Resident companies are subject to Swiss CIT on their taxable profits generated in Switzerland. CIT is levied at the federal, cantonal, and communal levels. Foreign-source income attributable to foreign permanent establishments (PEs) or real estate property located abroad is excluded from the Swiss tax base and only taken into account for rate progression purposes in the cantons that apply progressive tax rates.
Non-resident companies may be subject to Swiss CIT if they (alternatively) have a PE in Switzerland, own real estate property in Switzerland, are partners of a Swiss business, have loan receivables secured by a mortgage on Swiss real estate property, or deal with or act as a broker of Swiss real estate property. Non-resident companies are taxed on their income generated in Switzerland (see the Branch income section).

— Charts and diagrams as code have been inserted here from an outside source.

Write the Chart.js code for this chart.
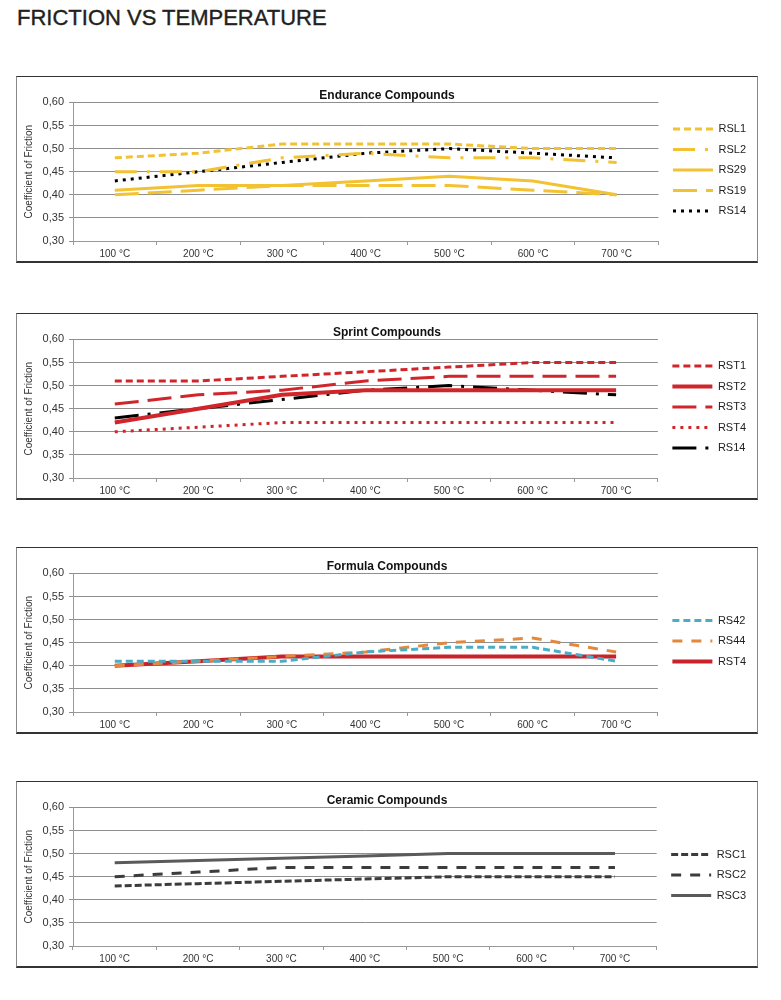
<!DOCTYPE html>
<html>
<head>
<meta charset="utf-8">
<script src="https://cdn.jsdelivr.net/npm/chart.js@4/dist/chart.umd.min.js"></script>
<style>
    body { margin: 0; background: #fff; font-family: "Liberation Sans", Arial, sans-serif; }
    #page { position: relative; width: 781px; height: 1000px; }
    h1 { position: absolute; left: 17px; top: 5px; margin: 0; font-size: 22px; font-weight: normal; color: #231f20; -webkit-text-stroke: 0.4px #231f20; }
    .box { position: absolute; left: 16px; width: 740px; height: 184px; border: 1px solid #888; border-bottom: 2px solid #333; border-top: 1px solid #333; }
    .box canvas { display: block; }
</style>
</head>
<body>
<div id="page">
    <h1>FRICTION VS TEMPERATURE</h1>
    <div class="box" style="top:76px"><canvas id="endurance" width="740" height="184"></canvas></div>
    <div class="box" style="top:313px"><canvas id="sprint" width="740" height="184"></canvas></div>
    <div class="box" style="top:547px"><canvas id="formula" width="740" height="184"></canvas></div>
    <div class="box" style="top:781px"><canvas id="ceramic" width="740" height="184"></canvas></div>
</div>
<script>
// x axis
const temps = ['100 °C', '200 °C', '300 °C', '400 °C', '500 °C', '600 °C', '700 °C'];

// Endurance compounds
const rsl1 = [0.48, 0.49, 0.51, 0.51, 0.51, 0.50, 0.50];
const rsl2 = [0.45, 0.45, 0.48, 0.49, 0.48, 0.48, 0.47];
const rs29 = [0.41, 0.42, 0.42, 0.43, 0.44, 0.43, 0.40];
const rs19 = [0.40, 0.41, 0.42, 0.42, 0.42, 0.41, 0.40];
const rs14_endurance = [0.43, 0.45, 0.47, 0.49, 0.50, 0.49, 0.48];

// Sprint compounds
const rst1 = [0.51, 0.51, 0.52, 0.53, 0.54, 0.55, 0.55];
const rst2 = [0.42, 0.45, 0.48, 0.49, 0.49, 0.49, 0.49];
const rst3 = [0.46, 0.48, 0.49, 0.51, 0.52, 0.52, 0.52];
const rst4 = [0.40, 0.41, 0.42, 0.42, 0.42, 0.42, 0.42];
const rs14_sprint = [0.43, 0.45, 0.47, 0.49, 0.50, 0.49, 0.48];

// Formula compounds
const rs42 = [0.41, 0.41, 0.41, 0.43, 0.44, 0.44, 0.41];
const rs44 = [0.40, 0.41, 0.42, 0.43, 0.45, 0.46, 0.43];
const rst4_formula = [0.40, 0.41, 0.42, 0.42, 0.42, 0.42, 0.42];

// Ceramic compounds
const rsc1 = [0.43, 0.435, 0.44, 0.445, 0.45, 0.45, 0.45];
const rsc2 = [0.45, 0.46, 0.47, 0.47, 0.47, 0.47, 0.47];
const rsc3 = [0.48, 0.485, 0.49, 0.495, 0.50, 0.50, 0.50];

const yTicks = [0.30, 0.35, 0.40, 0.45, 0.50, 0.55, 0.60];

const YELLOW = '#f3c232';
const RED = '#d0262b';
const FONT = '"Liberation Sans", Arial, sans-serif';


function line(label, data, color, dash, width) {
    return {
        label: label,
        data: data,
        borderColor: color,
        backgroundColor: color,
        borderDash: dash,
        borderWidth: width || 3,
        borderCapStyle: 'butt',
        pointRadius: 0,
        tension: 0,
        fill: false
    };
}


/**
 * Legend items with the dataset's own dash pattern
 */
function legendLabels(chart) {
    let items = Chart.defaults.plugins.legend.labels.generateLabels(chart);
    for (let item of items) {
        let ds = chart.data.datasets[item.datasetIndex];
        item.lineDash = ds.borderDash;
        item.lineWidth = ds.borderWidth;
        item.strokeStyle = ds.borderColor;
        item.lineCap = 'butt';
    }
    return items;
}

// a bit more room between plot and legend
const legendShift = {
    id: 'legendShift',
    afterLayout(chart) {
        chart.legend.left += 5;
        chart.legend.right += 5;
    }
};


function makeChart(id, title, datasets) {
    let ctx = document.getElementById(id).getContext('2d');
    return new Chart(ctx, {
        type: 'line',
        data: { labels: temps, datasets: datasets },
        plugins: [legendShift],
        options: {
            responsive: false,
            animation: false,
            events: [],
            layout: { padding: { left: 6, right: 6, top: 0, bottom: -2 } },
            plugins: {
                title: {
                    display: true,
                    text: title,
                    color: '#111',
                    font: { family: FONT, size: 12, weight: 'bold' },
                    padding: { top: 11, bottom: 0 }
                },
                legend: {
                    position: 'right',
                    align: 'center',
                    labels: {
                        usePointStyle: true,
                        pointStyle: 'line',
                        pointStyleWidth: 40,
                        color: '#222',
                        font: { family: FONT, size: 11 },
                        padding: 9.5,
                        generateLabels: legendLabels
                    }
                },
                tooltip: { enabled: false }
            },
            scales: {
                x: {
                    offset: true,
                    grid: { offset: true, drawOnChartArea: false, tickLength: 4, color: '#999' },
                    border: { color: '#999' },
                    ticks: { color: '#333', font: { family: FONT, size: 10 }, padding: 3, maxRotation: 0 }
                },
                y: {
                    min: 0.3,
                    max: 0.6,
                    afterBuildTicks: function (scale) {
                        scale.ticks = yTicks.map(v => ({ value: v }));
                    },
                    afterFit: function (scale) { scale.width = 50; },
                    ticks: {
                        color: '#333',
                        font: { family: FONT, size: 11 },
                        padding: 5,
                        callback: v => v.toFixed(2).replace('.', ',')
                    },
                    grid: { color: '#8e8e8e', tickLength: 4 },
                    border: { color: '#999' },
                    title: {
                        display: true,
                        text: 'Coefficient of Friction',
                        color: '#333',
                        font: { family: FONT, size: 10 },
                        padding: 0
                    }
                }
            }
        }
    });
}


makeChart('endurance', 'Endurance Compounds', [
    line('RSL1', rsl1, YELLOW, [7, 4]),
    line('RSL2', rsl2, YELLOW, [22, 10, 3, 10]),
    line('RS29', rs29, YELLOW, []),
    line('RS19', rs19, YELLOW, [24, 9]),
    line('RS14', rs14_endurance, '#000', [3, 5])
]);

makeChart('sprint', 'Sprint Compounds', [
    line('RST1', rst1, RED, [7, 4]),
    line('RST2', rst2, RED, [], 4),
    line('RST3', rst3, RED, [24, 9]),
    line('RST4', rst4, RED, [3, 5]),
    line('RS14', rs14_sprint, '#000', [24, 9, 3, 9])
]);

makeChart('formula', 'Formula Compounds', [
    line('RS42', rs42, '#4bacc6', [7, 4]),
    line('RS44', rs44, '#e3883c', [10, 9]),
    line('RST4', rst4_formula, '#c8232b', [], 4)
]);

makeChart('ceramic', 'Ceramic Compounds', [
    line('RSC1', rsc1, '#3c3c3c', [7, 3]),
    line('RSC2', rsc2, '#3c3c3c', [10, 9]),
    line('RSC3', rsc3, '#5a5a5a', [])
]);
</script>
</body>
</html>
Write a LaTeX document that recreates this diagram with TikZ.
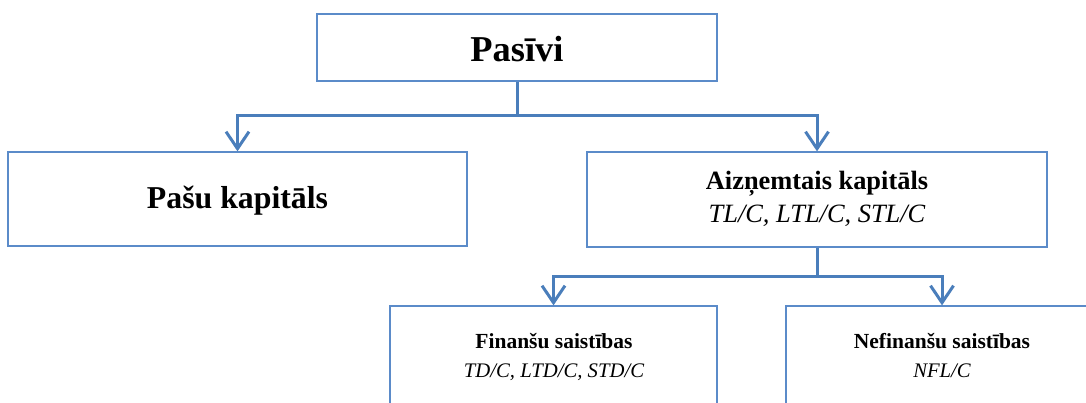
\documentclass[tikz,border=0pt]{standalone}
\usepackage{fontspec}
\setmainfont{Liberation Serif}
\usetikzlibrary{arrows.meta}
\definecolor{boxline}{HTML}{5B8BC9}
\definecolor{connline}{HTML}{4A7EBB}
\tikzset{
  box/.style={draw=boxline, line width=1.3pt, rectangle, inner sep=0pt},
  conn/.style={draw=connline, line width=3pt,
    -{Straight Barb[length=17pt,width=23pt,line width=3pt]}},
  stem/.style={draw=connline, line width=3pt},
  txt/.style={anchor=base, inner sep=0pt, text=black},
}
\newcommand{\fs}[1]{\fontsize{#1}{#1}\selectfont}
\begin{document}
\begin{tikzpicture}[x=1pt,y=-1pt]
  \useasboundingbox (0,0) rectangle (1086,403);
  \clip (0,0) rectangle (1086,403);
  \fill[white] (0,0) rectangle (1086,403);

  % boxes
  \node[box, minimum width=400pt, minimum height=67pt] (top) at (517,47.5) {};
  \node[box, minimum width=459pt, minimum height=94pt] (equity) at (237.5,199) {};
  \node[box, minimum width=460pt, minimum height=95pt] (debt) at (817,199.5) {};
  \node[box, minimum width=327pt, minimum height=120pt] (fin) at (553.5,366) {};
  \node[box, minimum width=312pt, minimum height=120pt] (nonfin) at (942,366) {};

  % labels
  \node[txt] (tTop) at (517,62) {\fs{36.4}\bfseries Pasīvi};
  \node[txt] (tEquity) at (237.5,209) {\fs{31.8}\bfseries Pašu kapitāls};
  \node[txt] (tDebt) at (817,190) {\fs{26.4}\bfseries Aizņemtais kapitāls};
  \node[txt] (tDebtR) at (817,223) {\fs{26.4}\itshape TL/C, LTL/C, STL/C};
  \node[txt] (tFin) at (554,348) {\fs{21.5}\bfseries Finanšu saistības};
  \node[txt] (tFinR) at (554,377) {\fs{20.7}\itshape TD/C, LTD/C, STD/C};
  \node[txt] (tNon) at (942,348) {\fs{21.5}\bfseries Nefinanšu saistības};
  \node[txt] (tNonR) at (942,377) {\fs{20.7}\itshape NFL/C};

  % connectors
  \coordinate (j1) at (517,116);
  \coordinate (j2) at (817,276);
  \draw[stem] (top.south) -- (j1);
  \draw[conn] (j1) -| (equity.north);
  \draw[conn] (j1) -| (debt.north);
  \draw[stem] (debt.south) -- (j2);
  \draw[conn] (j2) -| (fin.north);
  \draw[conn] (j2) -| (nonfin.north);
\end{tikzpicture}
\end{document}
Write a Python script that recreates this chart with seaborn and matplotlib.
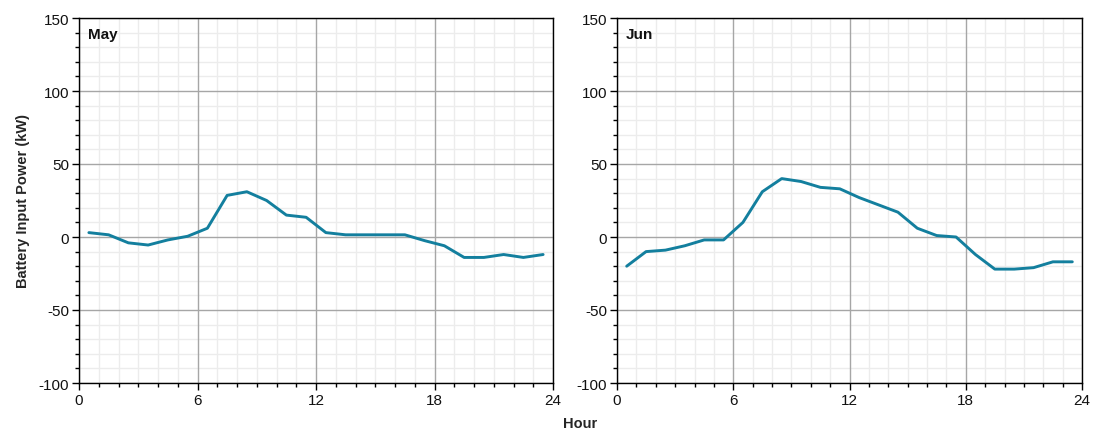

Switzerland levies a direct federal CIT at a flat rate of 8.5% on profit after tax. Accordingly, CIT is deductible for tax purposes and reduces the applicable tax base (i.e. taxable income), resulting in a direct federal CIT rate on profit before tax of approximately 7.83%. At the federal level, no corporate capital tax is levied.
In addition to the direct federal CIT, each canton has its own tax law and levies cantonal and communal corporate income and capital taxes at different rates. Therefore, the tax burden of income (and capital) varies from canton to canton. Some cantonal and communal taxes are imposed at progressive rates.
Overall tax rates
As a general rule, the overall approximate range of the maximum CIT rate on profit before tax for federal, cantonal, and communal taxes is between 11.9% and 21.6%, depending on the company’s location of corporate residence in Switzerland. With the entry into effect of the TRAF as of 1 January 2020, the special cantonal tax regimes (e.g. the regimes for holding companies, domicile companies, mixed trading companies) were abolished. At the same time, most cantons reduced or will reduce their CIT rate with a resulting effective tax rate of some 12% to 14% in the majority of the cantons and introduce internationally accepted replacement measures such as an Organisation for Economic Co-operation and Development (OECD) compliant patent box, an R&D super deduction, and other measures.